Thumb drives, often called flash drives or jump drives or other names, are great inventions. I try to carry one in my pocket at all times. These are great for portable and backup storage. Are you at a relative's house and want to have copies of the family photos he or she has on the computer? Copy the photos to your thumb drive. Meet someone at a genealogy conference who has a text file with information you have been seeking? Copy it to your thumb drive.
However, what do you do when you don't have a thumb drive with you? The answer is easy when you have Internet access: copy it to your FREE thumb drive in the cloud. You probably already have one.
You can use any computer, including an iPhone or Android smartphone or an iPod Touch or an iPad, to copy files to and from your free storage space on Google Docs.
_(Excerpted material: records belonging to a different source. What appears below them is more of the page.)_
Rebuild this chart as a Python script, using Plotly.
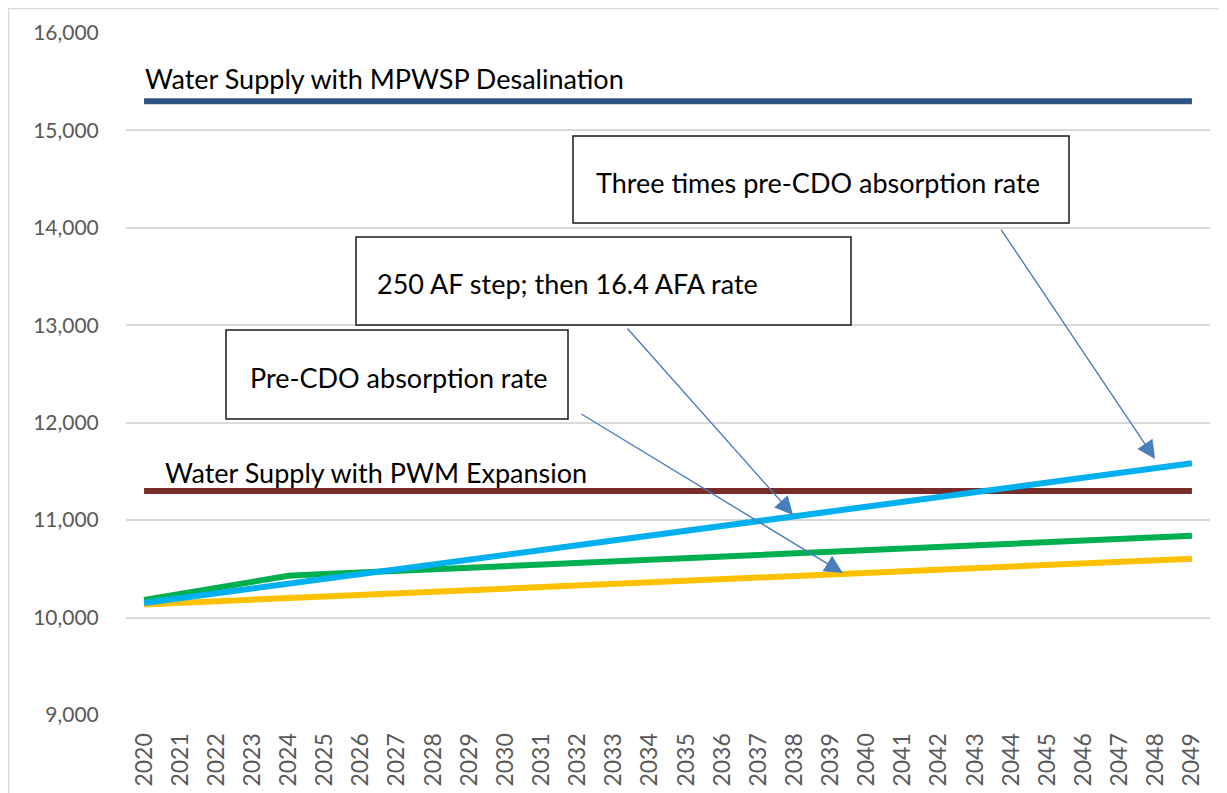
import plotly.graph_objects as go

years = list(range(2020, 2050))
desal_supply = [15300] * 30
pwm_supply = [11300] * 30
three_times_rate = [10150, 10199, 10249, 10298, 10348, 10397, 10446, 10496, 10545, 10595,
                    10644, 10693, 10743, 10792, 10842, 10891, 10940, 10990, 11039, 11089,
                    11138, 11187, 11237, 11286, 11336, 11385, 11434, 11484, 11533, 11583]
step_then_rate = [10180, 10242, 10305, 10367, 10430, 10446, 10463, 10479, 10496, 10512,
                  10528, 10545, 10561, 10578, 10594, 10610, 10627, 10643, 10660, 10676,
                  10692, 10709, 10725, 10742, 10758, 10774, 10791, 10807, 10824, 10840]
pre_cdo_rate = [10135, 10151, 10167, 10184, 10200, 10216, 10232, 10248, 10265, 10281,
                10297, 10313, 10329, 10346, 10362, 10378, 10394, 10410, 10427, 10443,
                10459, 10475, 10491, 10508, 10524, 10540, 10556, 10572, 10589, 10605]
y_ticks = [9000, 10000, 11000, 12000, 13000, 14000, 15000, 16000]

FONT = "Lato"
LW = 6

# page offset (browser body margin) compensation
OFF = 8
W, H = 1227 - OFF, 793 - OFF
L, T, R, B = 126 - OFF, 33 - OFF, 17, 78
PW, PH = W - L - R, H - T - B

fig = go.Figure()
series = [
    (desal_supply, "#2E5385", "Water Supply with MPWSP Desalination"),
    (pwm_supply, "#772C2A", "Water Supply with PWM Expansion"),
    (pre_cdo_rate, "#FFC000", "Pre-CDO absorption rate"),
    (step_then_rate, "#00B050", "250 AF step; then 16.4 AFA rate"),
    (three_times_rate, "#00B0F0", "Three times pre-CDO absorption rate"),
]
for vals, col, name in series:
    fig.add_trace(go.Scatter(x=years, y=vals, mode="lines", name=name,
                             line=dict(color=col, width=LW), showlegend=False,
                             hoverinfo="skip"))


def px2paper(px, py):
    # page pixel coords -> paper coords
    return (px - OFF - L) / PW, (H - B - (py - OFF)) / PH


# Outer chart border
bx0, by1 = px2paper(8.5, 8.5)
fig.add_shape(type="rect", xref="paper", yref="paper", x0=bx0, x1=1.06,
              y0=-0.25, y1=by1, line=dict(color="#D9D9D9", width=1.5), layer="below")

# Callout boxes (page pixel coords)
boxes = [
    (573, 136, 1069, 223),
    (356, 237, 851, 325),
    (226, 330, 568, 419),
]
for a, b, c, d in boxes:
    x0, y1 = px2paper(a, b)
    x1, y0 = px2paper(c, d)
    fig.add_shape(type="rect", xref="paper", yref="paper", x0=x0, x1=x1, y0=y0, y1=y1,
                  line=dict(color="#1a1a1a", width=1.5), fillcolor="white", layer="above")

texts = [
    ("Water Supply with MPWSP Desalination", 143, 78),
    ("Water Supply with PWM Expansion", 163, 472),
    ("Three times pre-CDO absorption rate", 594, 182),
    ("250 AF step; then 16.4 AFA rate", 375, 283),
    ("Pre-CDO absorption rate", 248, 377),
]
for t, px, py in texts:
    xp, yp = px2paper(px, py)
    fig.add_annotation(text=t, xref="paper", yref="paper", x=xp, y=yp,
                       xanchor="left", yanchor="middle", showarrow=False,
                       font=dict(family=FONT, size=27, color="black"))

# Arrows: (tip_x, tip_y, tail_x, tail_y) in data coords
arrows = [
    (2047.98, 11628, 2043.69, 13998),
    (2037.96, 11053, 2033.34, 12982),
    (2039.34, 10457, 2032.06, 12099),
]
for tx, ty, sx, sy in arrows:
    fig.add_annotation(x=tx, y=ty, ax=sx, ay=sy, xref="x", yref="y", axref="x", ayref="y",
                       text="", showarrow=True, arrowhead=2, arrowsize=2.6, arrowwidth=1.4,
                       arrowcolor="#4A7EBB", standoff=0, startstandoff=0)

fig.update_xaxes(range=[2019.5, 2049.5], tickmode="array", tickvals=years,
                 ticktext=[str(y) for y in years], tickangle=-90,
                 showgrid=False, showline=False, zeroline=False,
                 ticks="outside", ticklen=8, tickcolor="rgba(0,0,0,0)",
                 tickfont=dict(family=FONT, size=23, color="#595959"))
fig.update_yaxes(range=[9000, 16000], tickmode="array", tickvals=y_ticks,
                 ticktext=[f"{v:,}" for v in y_ticks],
                 showgrid=True, gridcolor="#D9D9D9", gridwidth=1.5, zeroline=False,
                 showline=False, ticks="outside", ticklen=22, tickcolor="rgba(0,0,0,0)",
                 tickfont=dict(family=FONT, size=21, color="#595959"))

fig.update_layout(width=W, height=H, margin=dict(l=L, r=R, t=T, b=B, autoexpand=False),
                  plot_bgcolor="white", paper_bgcolor="white")

fig.write_html("out.html")
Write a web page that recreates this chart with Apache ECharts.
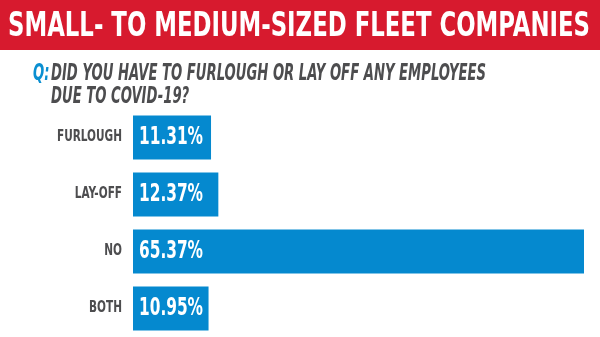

All you need is a Google account, the same one you use for Gmail or for other Google applications. If you do not already have a Google user name and password, you can obtain one within a few seconds at any time when you have the need.
You can upload, store, and even optionally share any kind of file, including music, video, photos, word processing files, spreadsheets, or ZIP files. Google gives you about one gigabyte of free storage space with each account although no single file can be bigger than 250 megabytes.
Once the file is uploaded, you can click on the file and then click SHARE to give access to others. You can also share entire folders if you wish to do so. Then again, if you prefer, you can keep the file private, not visible to anyone else.
You can upload from any computer that has an Internet connection. In the case of photographs when visiting your relative, you can use that relative's computer and Internet access to connect to Google Docs and log in with your own user name and password. You can then upload files to your own storage space. Another method is for your cousin to log in with his or her own account, upload the file, and then share that file with you. Either way, you can retrieve the file later when you return home.
Google Docs has always proven to be very safe and secure. Hacking in to your account is extremely difficult. However, you should be aware that files stored on Google Docs are not encrypted, unless you encrypt them yourself first before uploading. In theory, someone could hack in. However, in practice, the odds of that happening are very slim. I feel safe storing family photographs and Aunt Tilley's pickle recipe on Google Docs, but I won't store the password to my bank account on Google Docs unless it is first encrypted before being uploaded. Luckily, several free encryption programs are available for both Windows and Macintosh.
One gigabyte of free file storage available to you all the time is not bad for a free service! If you need more than a gigabyte, I'd suggest you investigate the many other online file storage services available. Some online backup services offer two to five gigabytes of file space but typically do not offer all the other services available from Google Docs.